_Exercise details_. Output the full listing below exactly, without the pictures.

/---

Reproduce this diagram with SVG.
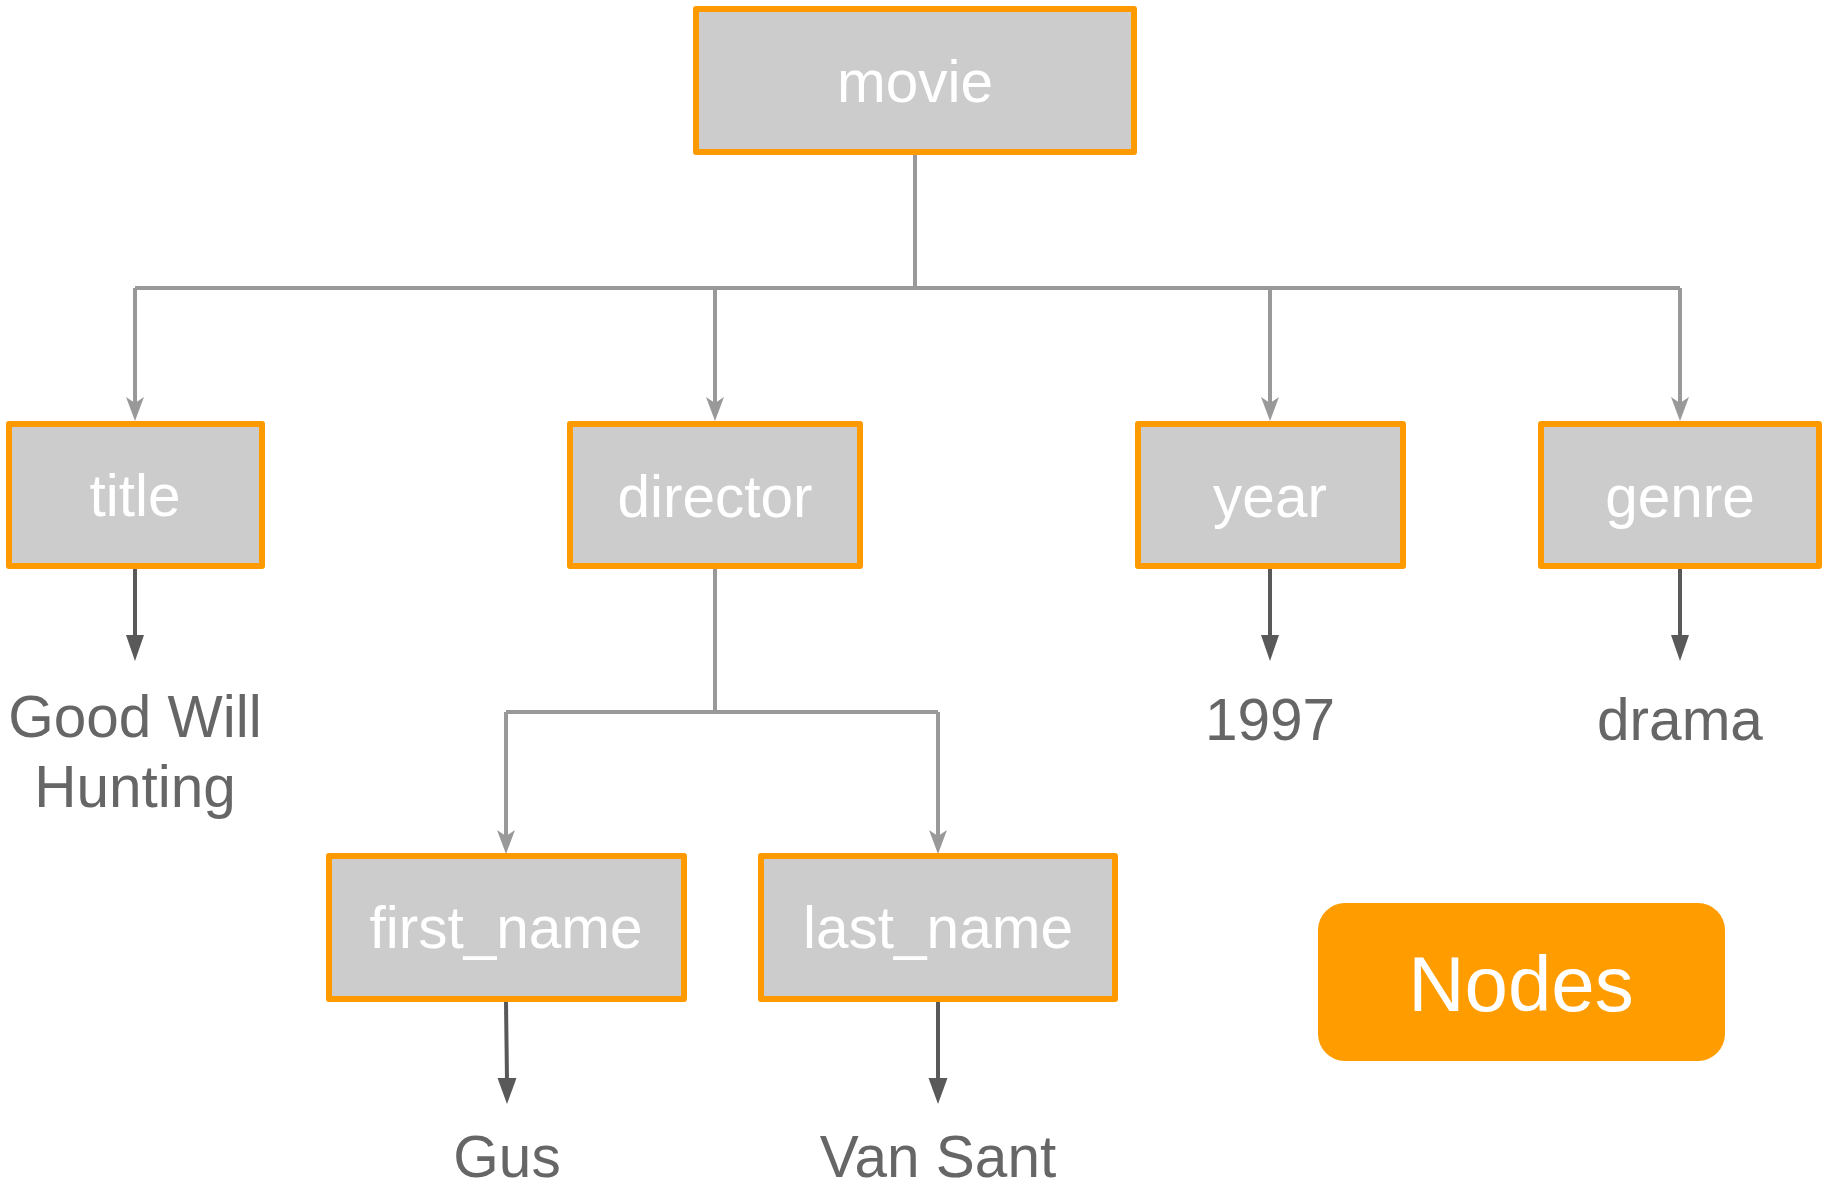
<svg xmlns="http://www.w3.org/2000/svg" width="1825" height="1189" viewBox="0 0 1825 1189">
  <style>
    .box { fill: #cccccc; stroke: #ff9900; stroke-width: 6; stroke-linejoin: round; }
    .lbl { font-family: "Liberation Sans", Arial, sans-serif; font-size: 58.5px; fill: #ffffff; text-anchor: middle; }
    .val { font-family: "Liberation Sans", Arial, sans-serif; font-size: 58.5px; fill: #666666; text-anchor: middle; }
    .link { fill: none; stroke: #999999; stroke-width: 4; }
    .leaf { fill: none; stroke: #595959; stroke-width: 4; }
    .head { fill: #999999; }
    .tip { fill: #595959; }
  </style>
  <rect width="1825" height="1189" fill="#ffffff"/>

  <g id="connectors">
    <!-- movie to its children -->
    <path class="link" d="M915,155 V288"/>
    <path class="link" d="M135,288 H1680"/>
    <path class="link" d="M135,288 V404"/>
    <path class="link" d="M715,288 V404"/>
    <path class="link" d="M1270,288 V404"/>
    <path class="link" d="M1680,288 V404"/>
    <path class="head" d="M135,421 l-9,-24 l9,6 l9,-6 z"/>
    <path class="head" d="M715,421 l-9,-24 l9,6 l9,-6 z"/>
    <path class="head" d="M1270,421 l-9,-24 l9,6 l9,-6 z"/>
    <path class="head" d="M1680,421 l-9,-24 l9,6 l9,-6 z"/>
    <!-- director to its children -->
    <path class="link" d="M715,569 V712"/>
    <path class="link" d="M506,712 H938"/>
    <path class="link" d="M506,712 V837"/>
    <path class="link" d="M938,712 V837"/>
    <path class="head" d="M506,854 l-9,-24 l9,6 l9,-6 z"/>
    <path class="head" d="M938,854 l-9,-24 l9,6 l9,-6 z"/>
    <!-- leaves to values -->
    <path class="leaf" d="M135,569 V637"/>
    <path class="tip" d="M135,661 l-9,-26 h18 z"/>
    <path class="leaf" d="M1270,569 V637"/>
    <path class="tip" d="M1270,661 l-9,-26 h18 z"/>
    <path class="leaf" d="M1680,569 V637"/>
    <path class="tip" d="M1680,661 l-9,-26 h18 z"/>
    <path class="leaf" d="M506,1002 L507,1080"/>
    <path class="tip" d="M507,1104 l-9.5,-26 h19 z"/>
    <path class="leaf" d="M938,1002 V1080"/>
    <path class="tip" d="M938,1104 l-9.5,-26 h19 z"/>
  </g>

  <g id="movie">
    <rect class="box" x="696" y="9" width="438" height="143"/>
    <text class="lbl" x="915" y="102">movie</text>
  </g>
  <g id="title">
    <rect class="box" x="9" y="424" width="253" height="142"/>
    <text class="lbl" x="135" y="516">title</text>
  </g>
  <g id="director">
    <rect class="box" x="570" y="424" width="290" height="142"/>
    <text class="lbl" x="715" y="517">director</text>
  </g>
  <g id="year">
    <rect class="box" x="1138" y="424" width="265" height="142"/>
    <text class="lbl" x="1270" y="517">year</text>
  </g>
  <g id="genre">
    <rect class="box" x="1541" y="424" width="278" height="142"/>
    <text class="lbl" x="1680" y="517">genre</text>
  </g>
  <g id="first_name">
    <rect class="box" x="329" y="856" width="355" height="143"/>
    <text class="lbl" x="506" y="948">first_name</text>
  </g>
  <g id="last_name">
    <rect class="box" x="761" y="856" width="354" height="143"/>
    <text class="lbl" x="938" y="948">last_name</text>
  </g>

  <g id="values">
    <text class="val" x="135" y="737">Good Will</text>
    <text class="val" x="135" y="807">Hunting</text>
    <text class="val" x="1270" y="740">1997</text>
    <text class="val" x="1680" y="740">drama</text>
    <text class="val" x="507" y="1177">Gus</text>
    <text class="val" x="938" y="1177">Van Sant</text>
  </g>

  <g id="legend">
    <rect x="1318" y="903" width="407" height="158" rx="27" fill="#ff9c00"/>
    <text x="1521" y="1011" font-family="'Liberation Sans', Arial, sans-serif" font-size="78" fill="#ffffff" text-anchor="middle">Nodes</text>
  </g>
</svg>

\---

_Written solution_.
Reproduce this diagram with SVG.
<svg xmlns="http://www.w3.org/2000/svg" width="1825" height="1189" viewBox="0 0 1825 1189">
  <style>
    .box { fill: #cccccc; stroke: #ff9900; stroke-width: 6; stroke-linejoin: round; }
    .lbl { font-family: "Liberation Sans", Arial, sans-serif; font-size: 58.5px; fill: #ffffff; text-anchor: middle; }
    .val { font-family: "Liberation Sans", Arial, sans-serif; font-size: 58.5px; fill: #666666; text-anchor: middle; }
    .link { fill: none; stroke: #999999; stroke-width: 4; }
    .leaf { fill: none; stroke: #595959; stroke-width: 4; }
    .head { fill: #999999; }
    .tip { fill: #595959; }
  </style>
  <rect width="1825" height="1189" fill="#ffffff"/>

  <g id="connectors">
    <!-- movie to its children -->
    <path class="link" d="M915,155 V288"/>
    <path class="link" d="M135,288 H1680"/>
    <path class="link" d="M135,288 V404"/>
    <path class="link" d="M715,288 V404"/>
    <path class="link" d="M1270,288 V404"/>
    <path class="link" d="M1680,288 V404"/>
    <path class="head" d="M135,421 l-9,-24 l9,6 l9,-6 z"/>
    <path class="head" d="M715,421 l-9,-24 l9,6 l9,-6 z"/>
    <path class="head" d="M1270,421 l-9,-24 l9,6 l9,-6 z"/>
    <path class="head" d="M1680,421 l-9,-24 l9,6 l9,-6 z"/>
    <!-- director to its children -->
    <path class="link" d="M715,569 V712"/>
    <path class="link" d="M506,712 H938"/>
    <path class="link" d="M506,712 V837"/>
    <path class="link" d="M938,712 V837"/>
    <path class="head" d="M506,854 l-9,-24 l9,6 l9,-6 z"/>
    <path class="head" d="M938,854 l-9,-24 l9,6 l9,-6 z"/>
    <!-- leaves to values -->
    <path class="leaf" d="M135,569 V637"/>
    <path class="tip" d="M135,661 l-9,-26 h18 z"/>
    <path class="leaf" d="M1270,569 V637"/>
    <path class="tip" d="M1270,661 l-9,-26 h18 z"/>
    <path class="leaf" d="M1680,569 V637"/>
    <path class="tip" d="M1680,661 l-9,-26 h18 z"/>
    <path class="leaf" d="M506,1002 L507,1080"/>
    <path class="tip" d="M507,1104 l-9.5,-26 h19 z"/>
    <path class="leaf" d="M938,1002 V1080"/>
    <path class="tip" d="M938,1104 l-9.5,-26 h19 z"/>
  </g>

  <g id="movie">
    <rect class="box" x="696" y="9" width="438" height="143"/>
    <text class="lbl" x="915" y="102">movie</text>
  </g>
  <g id="title">
    <rect class="box" x="9" y="424" width="253" height="142"/>
    <text class="lbl" x="135" y="516">title</text>
  </g>
  <g id="director">
    <rect class="box" x="570" y="424" width="290" height="142"/>
    <text class="lbl" x="715" y="517">director</text>
  </g>
  <g id="year">
    <rect class="box" x="1138" y="424" width="265" height="142"/>
    <text class="lbl" x="1270" y="517">year</text>
  </g>
  <g id="genre">
    <rect class="box" x="1541" y="424" width="278" height="142"/>
    <text class="lbl" x="1680" y="517">genre</text>
  </g>
  <g id="first_name">
    <rect class="box" x="329" y="856" width="355" height="143"/>
    <text class="lbl" x="506" y="948">first_name</text>
  </g>
  <g id="last_name">
    <rect class="box" x="761" y="856" width="354" height="143"/>
    <text class="lbl" x="938" y="948">last_name</text>
  </g>

  <g id="values">
    <text class="val" x="135" y="737">Good Will</text>
    <text class="val" x="135" y="807">Hunting</text>
    <text class="val" x="1270" y="740">1997</text>
    <text class="val" x="1680" y="740">drama</text>
    <text class="val" x="507" y="1177">Gus</text>
    <text class="val" x="938" y="1177">Van Sant</text>
  </g>

  <g id="legend">
    <rect x="1318" y="903" width="407" height="158" rx="27" fill="#ff9c00"/>
    <text x="1521" y="1011" font-family="'Liberation Sans', Arial, sans-serif" font-size="78" fill="#ffffff" text-anchor="middle">Nodes</text>
  </g>
</svg>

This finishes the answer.